Buckets Inside Bucketsedit

The true power of aggregations becomes apparent once you start playing with different nesting schemes. In the previous examples, we saw how you could nest a metric inside a bucket, which is already quite powerful.

But the real exciting analytics come from nesting buckets inside other buckets. This time, we want to find out the distribution of car manufacturers for each color:

GET /cars/transactions/_search
{
   "size" : 0,
   "aggs": {
      "colors": {
         "terms": {
            "field": "color"
         },
         "aggs": {
            "avg_price": { 
               "avg": {
                  "field": "price"
               }
            },
            "make": { 
                "terms": {
                    "field": "make" 
                }
            }
         }
      }
   }
}

Notice that we can leave the previous avg_price metric in place.

Another aggregation named make is added to the color bucket.

This aggregation is a terms bucket and will generate unique buckets for each car make.

A few interesting things happened here. First, you’ll notice that the previous avg_price metric is left entirely intact. Each level of an aggregation can have many metrics or buckets. The avg_price metric tells us the average price for each car color. This is independent of other buckets and metrics that are also being built.

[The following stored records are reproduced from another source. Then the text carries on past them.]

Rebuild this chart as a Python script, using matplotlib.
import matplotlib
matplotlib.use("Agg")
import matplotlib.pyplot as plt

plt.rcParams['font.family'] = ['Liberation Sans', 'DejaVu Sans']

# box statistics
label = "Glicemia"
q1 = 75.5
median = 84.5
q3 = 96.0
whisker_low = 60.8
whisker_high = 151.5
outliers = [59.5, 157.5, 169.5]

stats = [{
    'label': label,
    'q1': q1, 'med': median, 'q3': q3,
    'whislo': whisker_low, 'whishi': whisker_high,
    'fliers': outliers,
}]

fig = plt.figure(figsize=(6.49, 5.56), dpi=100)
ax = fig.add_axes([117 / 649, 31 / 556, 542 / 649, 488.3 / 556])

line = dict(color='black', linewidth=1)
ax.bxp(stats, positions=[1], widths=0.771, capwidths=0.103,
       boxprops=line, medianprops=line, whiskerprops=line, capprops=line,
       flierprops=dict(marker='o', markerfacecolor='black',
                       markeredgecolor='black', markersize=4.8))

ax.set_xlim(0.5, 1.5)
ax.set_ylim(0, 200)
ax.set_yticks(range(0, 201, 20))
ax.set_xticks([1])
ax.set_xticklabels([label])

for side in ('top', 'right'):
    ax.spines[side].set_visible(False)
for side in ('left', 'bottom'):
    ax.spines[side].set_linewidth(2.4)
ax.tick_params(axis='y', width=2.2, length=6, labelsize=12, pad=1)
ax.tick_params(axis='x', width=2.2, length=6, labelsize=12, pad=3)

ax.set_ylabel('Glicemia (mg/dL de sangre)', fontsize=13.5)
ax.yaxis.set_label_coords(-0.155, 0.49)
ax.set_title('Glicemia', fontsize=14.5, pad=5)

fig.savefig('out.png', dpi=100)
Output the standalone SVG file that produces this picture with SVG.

This is important for your application, since there are often many related, but entirely distinct, metrics that you need to collect. Aggregations allow you to collect all of them in a single pass over the data.

The other important thing to note is that the aggregation we added, make, is a terms bucket (nested inside the colors terms bucket). This means we will generate a (color, make) tuple for every unique combination in your dataset.

Let’s take a look at the response (truncated for brevity, since it is now growing quite long):

{
...
   "aggregations": {
      "colors": {
         "buckets": [
            {
               "key": "red",
               "doc_count": 4,
               "make": { 
                  "buckets": [
                     {
                        "key": "honda", 
                        "doc_count": 3
                     },
                     {
                        "key": "bmw",
                        "doc_count": 1
                     }
                  ]
               },
               "avg_price": {
                  "value": 32500 
               }
            },

...
}

Our new aggregation is nested under each color bucket, as expected.

We now see a breakdown of car makes for each color.

Finally, you can see that our previous avg_price metric is still intact.

The response tells us the following:

  • There are four red cars.
  • The average price of a red car is $32,500.
  • Three of the red cars are made by Honda, and one is a BMW.